Targeted hydroxyl fluorination for first-principles design of deep-ultraviolet nonlinear optical crystals: Multi-property optimization & chromatic dispersion modulation in Li2CsB7O10F4

Abstract

Deep-ultraviolet (DUV) nonlinear optical (NLO) crystals serve as core components for next-generation optoelectronic applications, ranging from high-resolution lithography to precision laser spectroscopy. However, the simultaneous achievement of three critical performance metrics—wide bandgap, suitable birefringence, and high second-harmonic generation (SHG) efficiency—remains a formidable challenge in this field.

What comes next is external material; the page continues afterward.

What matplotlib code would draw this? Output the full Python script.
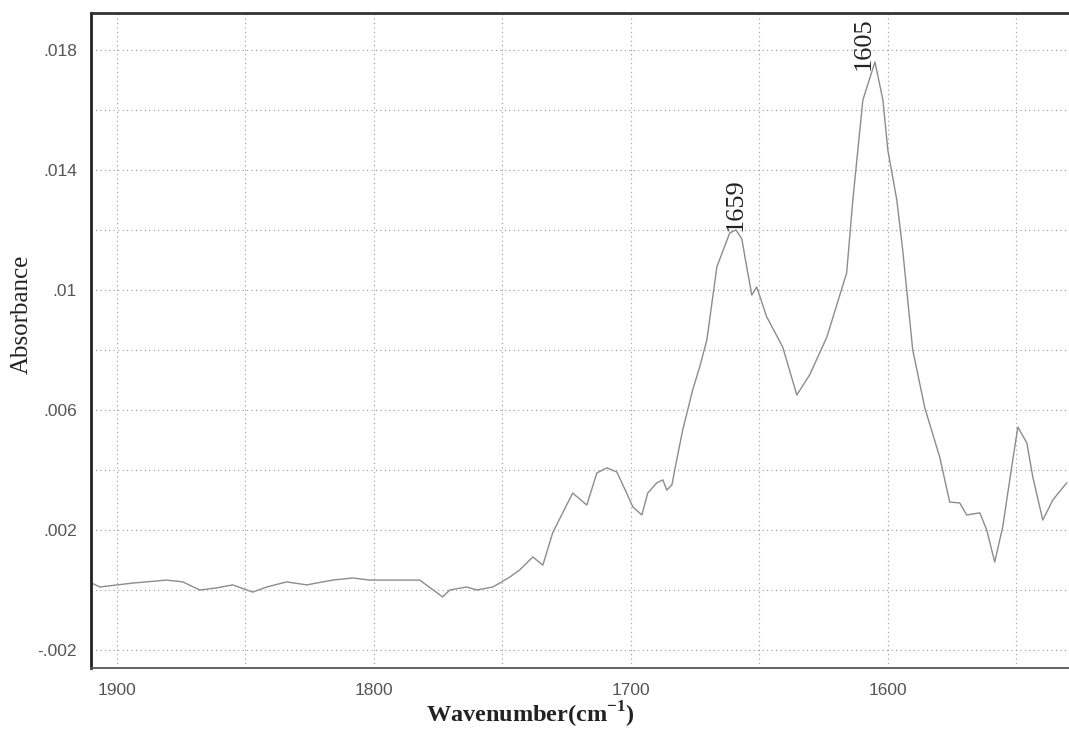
import numpy as np
import matplotlib
matplotlib.use("Agg")
import matplotlib.pyplot as plt
from matplotlib.ticker import FixedLocator, FixedFormatter

# spectrum
wavenumber = [1909, 1906.6, 1893.8, 1880.5, 1874.3, 1867.7, 1861.1, 1854.9, 1847.1, 1841.6,
              1833.9, 1826.1, 1816.0, 1808.2, 1801.6, 1789.9, 1782.1, 1773.2, 1770.4, 1763.8,
              1759.9, 1753.7, 1751.0, 1747.1, 1743.2, 1738.1, 1734.2, 1730.4, 1726.5, 1722.6,
              1717.1, 1713.2, 1709.3, 1705.4, 1701.6, 1699.2, 1695.7, 1693.4, 1689.9, 1687.5,
              1686.0, 1684.0, 1682.9, 1679.8, 1675.9, 1673.2, 1670.4, 1666.5, 1661.5, 1659.1,
              1656.8, 1654.9, 1652.9, 1651.0, 1647.1, 1640.9, 1635.4, 1630.4, 1623.7, 1616.0,
              1613.6, 1609.7, 1605.0, 1601.9, 1600.0, 1596.5, 1594.2, 1590.3, 1585.6, 1579.8,
              1575.9, 1572.0, 1569.3, 1564.2, 1561.5, 1558.4, 1555.3, 1551.8, 1549.4, 1545.9,
              1543.6, 1539.7, 1535.8, 1530.4]
absorbance = [0.0002, 0.0001, 0.00023, 0.00033, 0.00027, 0.0, 0.00007, 0.00017, -0.00007, 0.0001,
              0.00027, 0.00017, 0.00033, 0.0004, 0.00033, 0.00033, 0.00033, -0.00023, 0.0, 0.0001,
              0.0, 0.0001, 0.00023, 0.00043, 0.00067, 0.0011, 0.00083, 0.0019, 0.00257, 0.00323,
              0.00283, 0.0039, 0.00407, 0.00393, 0.00323, 0.00277, 0.0025, 0.00323, 0.00357, 0.00367,
              0.00333, 0.0035, 0.004, 0.00533, 0.00667, 0.00743, 0.00833, 0.01077, 0.0119, 0.0120,
              0.0117, 0.01077, 0.00983, 0.0101, 0.0091, 0.0081, 0.0065, 0.00717, 0.00843, 0.01057,
              0.013, 0.01633, 0.0176, 0.01633, 0.01467, 0.013, 0.01133, 0.008, 0.00607, 0.00443,
              0.00293, 0.0029, 0.0025, 0.00257, 0.002, 0.00093, 0.0021, 0.0041, 0.00543, 0.0049,
              0.00377, 0.00233, 0.003, 0.00357]

peak_pos = [1659, 1605]
peak_val = [0.0120, 0.0176]
peak_text = ["1659", "1605"]
peak_shift = [(0, -1), (-8, -6)]  # label offsets in points

x_grid = [1900, 1850, 1800, 1750, 1700, 1650, 1600, 1550]
x_labels = ["1900", "", "1800", "", "1700", "", "1600", ""]
y_grid = [-0.002, 0.0, 0.002, 0.004, 0.006, 0.008, 0.010, 0.012, 0.014, 0.016, 0.018]
y_labels = ["-.002", "", ".002", "", ".006", "", ".01", "", ".014", "", ".018"]

plt.rcParams["mathtext.fontset"] = "custom"
plt.rcParams["mathtext.rm"] = "Liberation Serif:bold"

fig = plt.figure(figsize=(10.69, 7.31), dpi=100)
ax = fig.add_axes([91 / 1069, 1 - 668 / 731, 1 - 91 / 1069, (668 - 13) / 731])

ax.plot(wavenumber, absorbance, color="#8c8c8c", lw=1.0)

ax.set_xlim(1910, 1529.5)
ax.set_ylim(-0.0026, 0.01923)

ax.xaxis.set_major_locator(FixedLocator(x_grid))
ax.xaxis.set_major_formatter(FixedFormatter(x_labels))
ax.yaxis.set_major_locator(FixedLocator(y_grid))
ax.yaxis.set_major_formatter(FixedFormatter(y_labels))
ax.tick_params(length=0, labelsize=12.5, labelcolor="#555555", labelfontfamily="Liberation Sans")
ax.tick_params(axis="x", pad=11)
ax.tick_params(axis="y", pad=10)
ax.grid(True, linestyle=(0, (1, 3)), color="#999999", lw=0.8)

ax.spines["right"].set_visible(False)
ax.spines["left"].set_linewidth(2)
ax.spines["top"].set_linewidth(2)
ax.spines["bottom"].set_linewidth(1.3)
ax.spines["left"].set_color("#222222")
ax.spines["top"].set_color("#333333")
ax.spines["bottom"].set_color("#555555")

for xp, yp, t, off in zip(peak_pos, peak_val, peak_text, peak_shift):
    ax.annotate(t, (xp, yp), xytext=off, textcoords="offset points",
                rotation=90, ha="center", va="bottom", fontsize=19,
                family="Liberation Serif", color="#222222")

fig.text(22 / 1069, 1 - 314 / 731, "Absorbance", rotation=90, ha="center", va="center",
         fontsize=18, family="Liberation Serif", color="#222222")
fig.text(530 / 1069, 1 - 723 / 731, r"Wavenumber(cm$^{\mathregular{-1}}$)", ha="center", va="baseline",
         fontsize=17.5, family="Liberation Serif", weight="bold", color="#222222")

fig.savefig("out.png", dpi=100)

To address this long-standing issue, this work proposes a targeted hydroxyl fluorination and synergistic cation regulation strategy, designed specifically to tune and optimize the key optical properties of DUV NLO crystals. Using first-principles calculations, we adopted the parent compound Li2CsB7O10(OH)4 as a structural scaffold to design the fluorinated compound series Li2A’B7O10F4 (A’= Li, Na, K, Rb, Cs). The core of this design lies in replacing the hydroxyl-containing anionic unit [BO2(OH)2]⁴⁻ in the parent structure with the functional fluorine-containing unit [BO2F2]⁴⁻—a modification tailored to enhance DUV transparency and modulate optical anisotropy. Comprehensive property simulations confirm that the Li2A’B7O10F4 series exhibit significantly enhanced optical performance relative to the parent Li2CsB7O10(OH)₄. Among all derivatives, Li2CsB7O10F4 stands out with the most optimized properties. Its bandgap increases by nearly 1 eV (from ~6.35 eV in the parent to ~7.33 eV), directly boosting DUV transparency, while its SHG coefficient remains at a comparable high level—avoiding the common trade-off between bandgap and nonlinearity. Further analysis reveals that the [BO2F2]⁴⁻ units play a pivotal role in simultaneously regulating large birefringence and low chromatic dispersion, two key factors enabling effective DUV phase-matching (PM). Notably, compared to its hydroxyl-based counterpart, Li2CsB7O10F4 achieves a striking ~69.8 nm blue-shift in the shortest PM wavelength, with the value down to 198.5 nm—breaking through the critical 200 nm "wall" for practical DUV applications. These findings demonstrate the superiority of the targeted hydroxyl fluorination and synergistic cation regulation strategy in fine-tuning the optical properties of DUV NLO materials, offering a viable path toward high-performance DUV optoelectronic devices.